Ni siquiera cuando Elsa murió, y el pueblo se enteró de que le había dejado en herencia su casa y algunas hectáreas de campo a Changuito, las personas se animaban a aceptarle parte del rollito de billetes gastados que él seguía esgrimiendo. Cuando Changuito apareció con una cuatro por cuatro japonesa, el almacenero me confesó que estuvo a punto de cobrarle, pero que «no se dejó convencer por la envidia». Cuenta la leyenda que Changuito se hizo regalar la camioneta contándole al vendedor que, con la muerte de Elsa, era dos veces huérfano, que las piernas se le estaban partiendo de caminar tantos kilómetros por el barro para llegar a sus campos, que debería viajar a Buenos Aires una vez por semana para hacer un tratamiento por una enfermedad terminal que Changuito presentía padecer, y quién sabe cuántas cosas más que hicieron apucherar el corazón de toda la agencia.

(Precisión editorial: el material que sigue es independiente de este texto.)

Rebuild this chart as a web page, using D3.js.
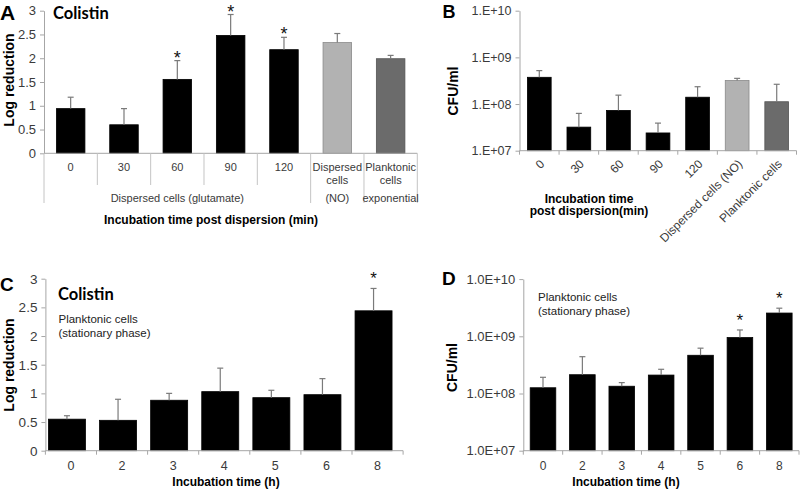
<!DOCTYPE html>
<html><head><meta charset="utf-8">
<script src="https://cdn.jsdelivr.net/npm/d3@7"></script>
<style>
body{margin:0;background:#fff}
svg{display:block}
text{font-family:"Liberation Sans",Arial,sans-serif}
</style>
</head><body>
<svg id="chart" width="800" height="489"></svg>
<script>
// ---------- Panel A: log reduction (colistin), dispersed cells ----------
const catsA = ["0","30","60","90","120","Dispersed cells","Planktonic cells"];
const valsA = [0.94, 0.60, 1.555, 2.48, 2.18, 2.33, 1.99];
const errTopA = [1.18, 0.94, 1.95, 2.92, 2.44, 2.52, 2.06];
const starA = [false, false, true, true, true, false, false];
const groupsA = [{label:"Dispersed cells (glutamate)", n:5}, {label:"(NO)", n:1}, {label:"exponential", n:1}];
const ticksA = [0, 0.5, 1, 1.5, 2, 2.5, 3];

// ---------- Panel B: CFU/ml, dispersed cells ----------
const catsB = ["0","30","60","90","120","Dispersed cells (NO)","Planktonic cells"];
const valsB = [3.74e8, 3.2e7, 7.3e7, 2.4e7, 1.4e8, 3.2e8, 1.12e8];
const errTopB = [5.2e8, 6.3e7, 1.55e8, 3.9e7, 2.35e8, 3.55e8, 2.65e8];
const ticksB = [1e7, 1e8, 1e9, 1e10];
const tickLabelsB = ["1.E+07", "1.E+08", "1.E+09", "1.E+10"];

// ---------- Panel C: log reduction, planktonic stationary ----------
const catsC = ["0","2","3","4","5","6","8"];
const valsC = [0.55, 0.53, 0.88, 1.03, 0.925, 0.977, 2.44];
const errTopC = [0.61, 0.897, 1.0, 1.44, 1.054, 1.257, 2.83];
const starC = [false, false, false, false, false, false, true];
const ticksC = [0, 0.5, 1, 1.5, 2, 2.5, 3];

// ---------- Panel D: CFU/ml, planktonic stationary ----------
const catsD = ["0","2","3","4","5","6","8"];
const valsD = [1.26e8, 2.13e8, 1.34e8, 2.1e8, 4.66e8, 9.5e8, 2.55e9];
const errTopD = [1.92e8, 4.4e8, 1.55e8, 2.65e8, 6.2e8, 1.29e9, 3.1e9];
const starD = [false, false, false, false, false, true, true];
const ticksD = [1e7, 1e8, 1e9, 1e10];
const tickLabelsD = ["1.0E+07", "1.0E+08", "1.0E+09", "1.0E+10"];

// colours per category (A and B share)
const coloursAB = ["#000","#000","#000","#000","#000","#b2b2b2","#6b6b6b"];
const strokesAB = ["#000","#000","#000","#000","#000","#8a8a8a","#555"];

const svg = d3.select("#chart");
const AXIS = "#a6a6a6";
const TICKTXT = "#3a3a3a";
const ERR = "#7a7a7a";

function yAxis(g, y, x0, ticks, fmt, fs) {
  const ax = d3.axisLeft(y).tickValues(ticks).tickFormat(fmt).tickSize(4).tickSizeOuter(0).tickPadding(4);
  const a = g.append("g").attr("transform", `translate(${x0},0)`).call(ax);
  a.select(".domain").attr("stroke", AXIS);
  a.selectAll(".tick line").attr("stroke", AXIS);
  a.selectAll(".tick text").attr("fill", TICKTXT).style("font-size", fs + "px").style("font-family", '"Liberation Sans",Arial,sans-serif');
  return a;
}

function bars(g, x, y, cats, vals, errs, fills, strokes, stars, starOff, starSize) {
  const bw = x.bandwidth();
  g.selectAll(null).data(cats).enter().append("rect")
    .attr("x", c => x(c)).attr("width", bw)
    .attr("y", (c, i) => y(vals[i]))
    .attr("height", (c, i) => y.range()[0] - y(vals[i]))
    .attr("fill", (c, i) => fills[i]).attr("stroke", (c, i) => strokes[i]).attr("stroke-width", 0.8);
  const eb = g.selectAll(null).data(cats).enter().append("g");
  eb.append("line")
    .attr("x1", c => x(c) + bw / 2).attr("x2", c => x(c) + bw / 2)
    .attr("y1", (c, i) => y(vals[i])).attr("y2", (c, i) => y(errs[i]))
    .attr("stroke", ERR).attr("stroke-width", 1.2);
  eb.append("line")
    .attr("x1", c => x(c) + bw / 2 - 3).attr("x2", c => x(c) + bw / 2 + 3)
    .attr("y1", (c, i) => y(errs[i])).attr("y2", (c, i) => y(errs[i]))
    .attr("stroke", ERR).attr("stroke-width", 1.2);
  if (stars) {
    g.selectAll(null).data(cats.filter((c, i) => stars[i])).enter().append("text")
      .attr("x", c => x(c) + bw / 2)
      .attr("y", c => y(errs[cats.indexOf(c)]) + starOff)
      .attr("text-anchor", "middle").style("font-size", starSize + "px").attr("fill", "#111").text("*");
  }
}

function bandBottom(g, x, yb, ext) {
  const step = x.step();
  const r = x.range();
  g.append("line").attr("x1", r[0]).attr("x2", r[1]).attr("y1", yb).attr("y2", yb).attr("stroke", AXIS);
  const bounds = d3.range(x.domain().length + 1).map(i => r[0] + i * step);
  g.selectAll(null).data(bounds).enter().append("line")
    .attr("x1", d => d).attr("x2", d => d).attr("y1", yb).attr("y2", yb + ext).attr("stroke", AXIS);
}

function label(g, txt, x, y, size, weight, anchor, fam, fill) {
  return g.append("text").attr("x", x).attr("y", y).attr("text-anchor", anchor || "start")
    .style("font-size", size + "px").style("font-weight", weight || "normal")
    .style("font-family", fam || '"Liberation Sans",Arial,sans-serif')
    .attr("fill", fill || "#000").text(txt);
}
function vlabel(g, txt, x, y, size) {
  g.append("text").attr("transform", `translate(${x},${y}) rotate(-90)`).attr("text-anchor", "middle")
    .style("font-size", size + "px").style("font-weight", "bold").text(txt);
}

// ================= Panel A =================
{
  const g = svg.append("g");
  const x0 = 44, x1 = 417.3, yT = 10.7, yB = 153.3;
  const x = d3.scaleBand().domain(catsA).range([x0, x1]).paddingInner(0.465).paddingOuter(0.2325);
  const y = d3.scaleLinear().domain([0, 3]).range([yB, yT]);
  yAxis(g, y, x0, ticksA, d => String(d), 13);
  bars(g, x, y, catsA, valsA, errTopA, coloursAB, strokesAB, starA, 3, 18);
  const step = x.step();
  g.append("line").attr("x1", x0).attr("x2", x1).attr("y1", yB).attr("y2", yB).attr("stroke", AXIS);
  let idx = 0;
  const groupEdges = [0];
  groupsA.forEach(gr => { idx += gr.n; groupEdges.push(idx); });
  d3.range(catsA.length + 1).forEach(i => {
    const xx = x0 + i * step;
    const long = groupEdges.includes(i);
    g.append("line").attr("x1", xx).attr("x2", xx).attr("y1", yB).attr("y2", long ? 203 : 185).attr("stroke", "#c4c4c4");
  });
  catsA.forEach(c => {
    const parts = c.split(" ");
    parts.forEach((p, j) => label(g, p, x(c) + x.bandwidth() / 2, 171 + j * 12.5, 11, "normal", "middle", null, TICKTXT));
  });
  let start = 0;
  groupsA.forEach(gr => {
    const cx = x0 + (start + gr.n / 2) * step;
    label(g, gr.label, cx, 201.5, 11, "normal", "middle", null, TICKTXT);
    start += gr.n;
  });
  label(g, "Incubation time post dispersion (min)", 211, 223.5, 12, "bold", "middle");
  vlabel(g, "Log reduction", 13.5, 80, 14);
  label(g, "A", 0, 19.5, 21, "bold");
  label(g, "Colistin", 53, 19, 16.5, "bold", "start", "Lato, sans-serif");
}

// ================= Panel B =================
{
  const g = svg.append("g");
  const x0 = 519.5, x1 = 796.5, yT = 10.7, yB = 150.7;
  const x = d3.scaleBand().domain(catsB).range([x0, x1]).paddingInner(0.4).paddingOuter(0.2);
  const y = d3.scaleLog().domain([1e7, 1e10]).range([yB, yT]);
  yAxis(g, y, x0, ticksB, (d, i) => tickLabelsB[i], 12.5);
  bars(g, x, y, catsB, valsB, errTopB, coloursAB, strokesAB, null);
  bandBottom(g, x, yB, 4);
  catsB.forEach(c => {
    g.append("text").attr("transform", `translate(${x(c) + x.bandwidth() / 2 + 3},${yB + 11}) rotate(-45)`)
      .attr("text-anchor", "end").attr("dy", "0.35em").style("font-size", "12px").attr("fill", TICKTXT).text(c);
  });
  label(g, "Incubation time", 589, 202.5, 12, "bold", "middle");
  label(g, "post dispersion(min)", 589, 215, 12, "bold", "middle");
  vlabel(g, "CFU/ml", 457.5, 91, 14);
  label(g, "B", 442.5, 17.5, 18, "bold");
}

// ================= Panel C =================
{
  const g = svg.append("g");
  const x0 = 45.4, x1 = 403.1, yT = 278.7, yB = 450.7;
  const x = d3.scaleBand().domain(catsC).range([x0, x1]);
  const xb = d3.scaleBand().domain(catsC).range([x0 - 4, x1 - 4]).paddingInner(0.276).paddingOuter(0.138);
  const y = d3.scaleLinear().domain([0, 3]).range([yB, yT]);
  yAxis(g, y, x0, ticksC, d => String(d), 13.5);
  bars(g, xb, y, catsC, valsC, errTopC, catsC.map(() => "#000"), catsC.map(() => "#000"), starC, -4, 17);
  bandBottom(g, x, yB, 4);
  catsC.forEach(c => label(g, c, x(c) + x.bandwidth() / 2, 469.5, 12.5, "normal", "middle", null, TICKTXT));
  label(g, "Incubation time (h)", 226, 486, 12, "bold", "middle");
  vlabel(g, "Log reduction", 13.5, 365, 14);
  label(g, "C", 0, 291, 19, "bold");
  label(g, "Colistin", 58, 300, 16.5, "bold", "start", "Lato, sans-serif");
  label(g, "Planktonic cells", 58.5, 322.7, 11.5, "normal", "start", null, "#222");
  label(g, "(stationary phase)", 58.5, 337, 11.5, "normal", "start", null, "#222");
}

// ================= Panel D =================
{
  const g = svg.append("g");
  const x0 = 523.3, x1 = 799, yT = 279.1, yB = 450.7;
  const x = d3.scaleBand().domain(catsD).range([x0, x1]).paddingInner(0.35).paddingOuter(0.175);
  const y = d3.scaleLog().domain([1e7, 1e10]).range([yB, yT]);
  yAxis(g, y, x0, ticksD, (d, i) => tickLabelsD[i], 13);
  bars(g, x, y, catsD, valsD, errTopD, catsD.map(() => "#000"), catsD.map(() => "#000"), starD, -4, 17);
  bandBottom(g, x, yB, 4);
  catsD.forEach(c => label(g, c, x(c) + x.bandwidth() / 2, 469.5, 12, "normal", "middle", null, TICKTXT));
  label(g, "Incubation time (h)", 626, 486, 12, "bold", "middle");
  vlabel(g, "CFU/ml", 457, 367.5, 14);
  label(g, "D", 442, 285, 19, "bold");
  label(g, "Planktonic cells", 538, 300.5, 11.5, "normal", "start", null, "#222");
  label(g, "(stationary phase)", 538, 315, 11.5, "normal", "start", null, "#222");
}
</script>
</body></html>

La postulación de Changuito para intendente nació como una broma, en una charla de café. Pero cuando los muchachos del partido se dieron cuenta de la simpatía que despertaba en el pueblo el cántico «se siente, se siente, Changuito intendente», comenzaron a tomarlo en serio. Es muy probable que nadie lo creyera capaz de gobernar. Digo más: es muy posible que Changuito, en el fondo, ya no le cayera bien a nadie. Pero pensar mal de Changuito era un pecado que nadie se atrevía a cometer. Y mostrarse efusivamente en su favor disipaba cualquier sospecha que uno pudiera despertar. Por eso, cantar a viva voz «se siente, se siente, Changuito intendente», nos purgaba el alma de la iniquidad de haber tenido malos pensamientos para con Changuito, y poner su boleta en la urna se convirtió en una obligación moral.

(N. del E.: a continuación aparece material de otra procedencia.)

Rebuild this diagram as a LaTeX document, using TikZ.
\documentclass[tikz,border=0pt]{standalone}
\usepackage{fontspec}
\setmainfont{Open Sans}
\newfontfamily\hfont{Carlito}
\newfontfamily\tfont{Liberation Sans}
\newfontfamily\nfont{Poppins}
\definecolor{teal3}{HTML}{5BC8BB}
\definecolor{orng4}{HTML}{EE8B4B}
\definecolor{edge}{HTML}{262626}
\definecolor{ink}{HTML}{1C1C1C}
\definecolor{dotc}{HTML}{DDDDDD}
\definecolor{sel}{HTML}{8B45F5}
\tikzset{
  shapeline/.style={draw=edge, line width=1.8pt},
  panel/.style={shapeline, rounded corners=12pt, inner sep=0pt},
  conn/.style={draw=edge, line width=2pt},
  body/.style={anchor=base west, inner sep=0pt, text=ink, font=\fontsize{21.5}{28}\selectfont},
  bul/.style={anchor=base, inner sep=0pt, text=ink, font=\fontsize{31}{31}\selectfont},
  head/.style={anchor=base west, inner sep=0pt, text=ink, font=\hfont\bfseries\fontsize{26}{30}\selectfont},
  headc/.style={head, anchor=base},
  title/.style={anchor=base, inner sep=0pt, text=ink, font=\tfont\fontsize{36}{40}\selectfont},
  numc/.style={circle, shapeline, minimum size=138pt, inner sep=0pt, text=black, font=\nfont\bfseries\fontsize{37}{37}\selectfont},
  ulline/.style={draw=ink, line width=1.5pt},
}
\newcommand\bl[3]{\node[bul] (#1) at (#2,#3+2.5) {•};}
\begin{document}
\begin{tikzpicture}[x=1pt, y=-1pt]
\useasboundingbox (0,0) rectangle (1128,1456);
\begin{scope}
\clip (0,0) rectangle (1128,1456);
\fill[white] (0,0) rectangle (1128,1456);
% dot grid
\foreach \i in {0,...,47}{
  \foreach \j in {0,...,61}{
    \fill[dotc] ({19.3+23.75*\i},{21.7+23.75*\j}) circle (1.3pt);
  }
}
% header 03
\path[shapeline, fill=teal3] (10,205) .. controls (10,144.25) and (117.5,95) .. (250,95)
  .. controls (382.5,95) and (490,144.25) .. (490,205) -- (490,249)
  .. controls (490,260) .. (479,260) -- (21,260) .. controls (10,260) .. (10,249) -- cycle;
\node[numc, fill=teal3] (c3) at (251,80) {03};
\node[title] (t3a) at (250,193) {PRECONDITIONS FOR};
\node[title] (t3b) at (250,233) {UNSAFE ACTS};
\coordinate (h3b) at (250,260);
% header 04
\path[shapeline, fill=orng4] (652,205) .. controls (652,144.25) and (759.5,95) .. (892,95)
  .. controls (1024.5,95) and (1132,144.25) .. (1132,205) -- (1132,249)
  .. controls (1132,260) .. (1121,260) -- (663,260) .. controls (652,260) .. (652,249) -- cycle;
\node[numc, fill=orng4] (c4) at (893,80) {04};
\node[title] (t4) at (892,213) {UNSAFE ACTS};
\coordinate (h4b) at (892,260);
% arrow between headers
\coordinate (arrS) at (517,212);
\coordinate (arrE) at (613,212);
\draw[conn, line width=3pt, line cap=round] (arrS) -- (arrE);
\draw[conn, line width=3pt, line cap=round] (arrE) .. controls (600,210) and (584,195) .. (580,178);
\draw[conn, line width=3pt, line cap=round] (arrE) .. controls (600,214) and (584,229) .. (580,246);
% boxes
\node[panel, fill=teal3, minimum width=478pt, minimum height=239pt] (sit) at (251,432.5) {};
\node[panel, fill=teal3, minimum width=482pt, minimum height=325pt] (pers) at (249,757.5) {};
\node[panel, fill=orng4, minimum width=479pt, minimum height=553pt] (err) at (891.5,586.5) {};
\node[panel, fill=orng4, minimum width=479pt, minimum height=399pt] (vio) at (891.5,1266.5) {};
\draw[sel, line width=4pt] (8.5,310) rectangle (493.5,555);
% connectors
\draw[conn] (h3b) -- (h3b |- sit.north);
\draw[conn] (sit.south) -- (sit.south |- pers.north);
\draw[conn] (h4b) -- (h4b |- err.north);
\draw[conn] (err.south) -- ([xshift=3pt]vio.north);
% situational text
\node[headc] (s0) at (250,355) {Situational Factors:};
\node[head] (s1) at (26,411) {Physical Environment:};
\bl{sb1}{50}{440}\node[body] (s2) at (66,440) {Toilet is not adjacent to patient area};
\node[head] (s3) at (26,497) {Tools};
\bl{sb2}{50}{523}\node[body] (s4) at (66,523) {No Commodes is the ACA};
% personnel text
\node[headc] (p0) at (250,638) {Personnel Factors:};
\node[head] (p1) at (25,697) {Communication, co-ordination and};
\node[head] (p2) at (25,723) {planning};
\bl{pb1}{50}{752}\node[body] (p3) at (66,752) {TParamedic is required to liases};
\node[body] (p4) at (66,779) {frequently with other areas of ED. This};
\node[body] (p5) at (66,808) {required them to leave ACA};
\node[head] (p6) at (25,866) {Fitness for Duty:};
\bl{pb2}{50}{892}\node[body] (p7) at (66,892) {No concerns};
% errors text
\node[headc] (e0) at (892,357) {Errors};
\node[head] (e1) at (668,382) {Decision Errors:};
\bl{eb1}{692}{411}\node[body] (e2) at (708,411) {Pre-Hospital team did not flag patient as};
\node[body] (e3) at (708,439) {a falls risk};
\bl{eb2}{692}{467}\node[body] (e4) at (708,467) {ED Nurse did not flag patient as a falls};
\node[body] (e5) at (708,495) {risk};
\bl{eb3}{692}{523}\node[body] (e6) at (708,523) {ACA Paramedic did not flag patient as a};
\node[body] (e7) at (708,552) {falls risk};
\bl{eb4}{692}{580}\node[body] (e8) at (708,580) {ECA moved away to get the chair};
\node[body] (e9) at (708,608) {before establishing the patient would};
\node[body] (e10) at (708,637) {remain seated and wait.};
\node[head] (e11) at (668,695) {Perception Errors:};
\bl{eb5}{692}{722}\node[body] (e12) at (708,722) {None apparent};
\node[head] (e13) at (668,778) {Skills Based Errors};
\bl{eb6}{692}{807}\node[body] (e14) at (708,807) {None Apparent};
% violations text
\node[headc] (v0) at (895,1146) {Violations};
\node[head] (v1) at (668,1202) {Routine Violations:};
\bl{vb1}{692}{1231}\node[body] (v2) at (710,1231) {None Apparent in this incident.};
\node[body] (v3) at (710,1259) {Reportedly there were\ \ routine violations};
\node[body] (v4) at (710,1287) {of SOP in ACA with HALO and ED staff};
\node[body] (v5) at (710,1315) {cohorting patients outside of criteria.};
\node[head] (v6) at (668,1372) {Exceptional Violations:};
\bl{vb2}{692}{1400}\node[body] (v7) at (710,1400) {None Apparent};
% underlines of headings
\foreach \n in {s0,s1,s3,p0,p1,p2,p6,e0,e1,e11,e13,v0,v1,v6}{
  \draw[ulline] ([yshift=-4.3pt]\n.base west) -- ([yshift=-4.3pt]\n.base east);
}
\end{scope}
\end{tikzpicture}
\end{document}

Changuito arrasó en las elecciones. Y nosotros festejamos. Nuestra alegría era genuina. Ya no sentíamos culpa y nos dimos la oportunidad de volver a querer a Changuito, que festejaba junto a nosotros, su gente, bebiendo y abrazándose con todos, especialmente con las damas. Porque, pobre Changuito, por mucho que hubiera logrado, le faltaba el afecto de una mujer y nadie podía enojarse porque manoseara un rato a la del prójimo.


Tan poco duró nuestra algarabía como tan poco Changuito siguió siendo Changuito y pasó a ser «el sorete del intendente». Estableció impuestos desorbitantes y caprichosos, metió sistemática e impunemente una y otra vez la mano en las arcas estatales, violó de todas las formas posibles a la Constitución Nacional... en fin, no dejó una sola maldad sin hacer ni una sola estupidez sin realizar. Pero no fue por todo esto que los poco más de dos mil habitantes del pueblo lo comenzaron a detestar abiertamente y ya sin remordimientos. No, no. Changuito se convirtió en «el sorete del intendente» el día que lo vieron pasear por Buenos Aires con el pecho hinchado, el paso firme, la voz contundente, el tono arrogante, la mirada soberbia, y, lo peor de todo: pagando. Changuito desembolsaba de una billetera abultada fajos de billetes relucientes que repugnantemente utilizaba para pagar cosas. Sí, el mismo que cada invierno recibía como ofrenda una bufanda nueva tejida por Doña Emilia, ahora estaba con la frente alta comprándose una campera importada en una tienda muy copetuda del centro. El que ahora cenaba con una señorita muy sensual en Puerto Madero y no solo invitaba, sino que hasta dejaba propina, es el mismo que aceptaba el guiso de arroz que le hacía la viuda de Armando y los manoseos que su hija, «La Lauchita», le propiciaba por debajo de la mesa. El mismo que con ojos húmedos se hacía regalar cinco litros de nafta en la estación del pueblo, ahora pedía que le llenaran el tanque y le limpiaran los vidrios.


Changuito resultó un hijo de puta, esto lo reconocen todos. Hasta Pedrito, que apenas se lo escucha hablar, y mucho menos insultar, se toma una licencia para referirse como corresponde al sorete del intendente. Pobre Pedrito, tan buen muchacho y tantos problemas que tiene con su familia. El padre alcohólico, la madre enferma, los hermanitos chiquitos... En el pueblo lo queremos mucho. Tanto, que en algunos rincones algunos vecinos están comenzando a cantar «se siente, se siente, Pedrito intendente».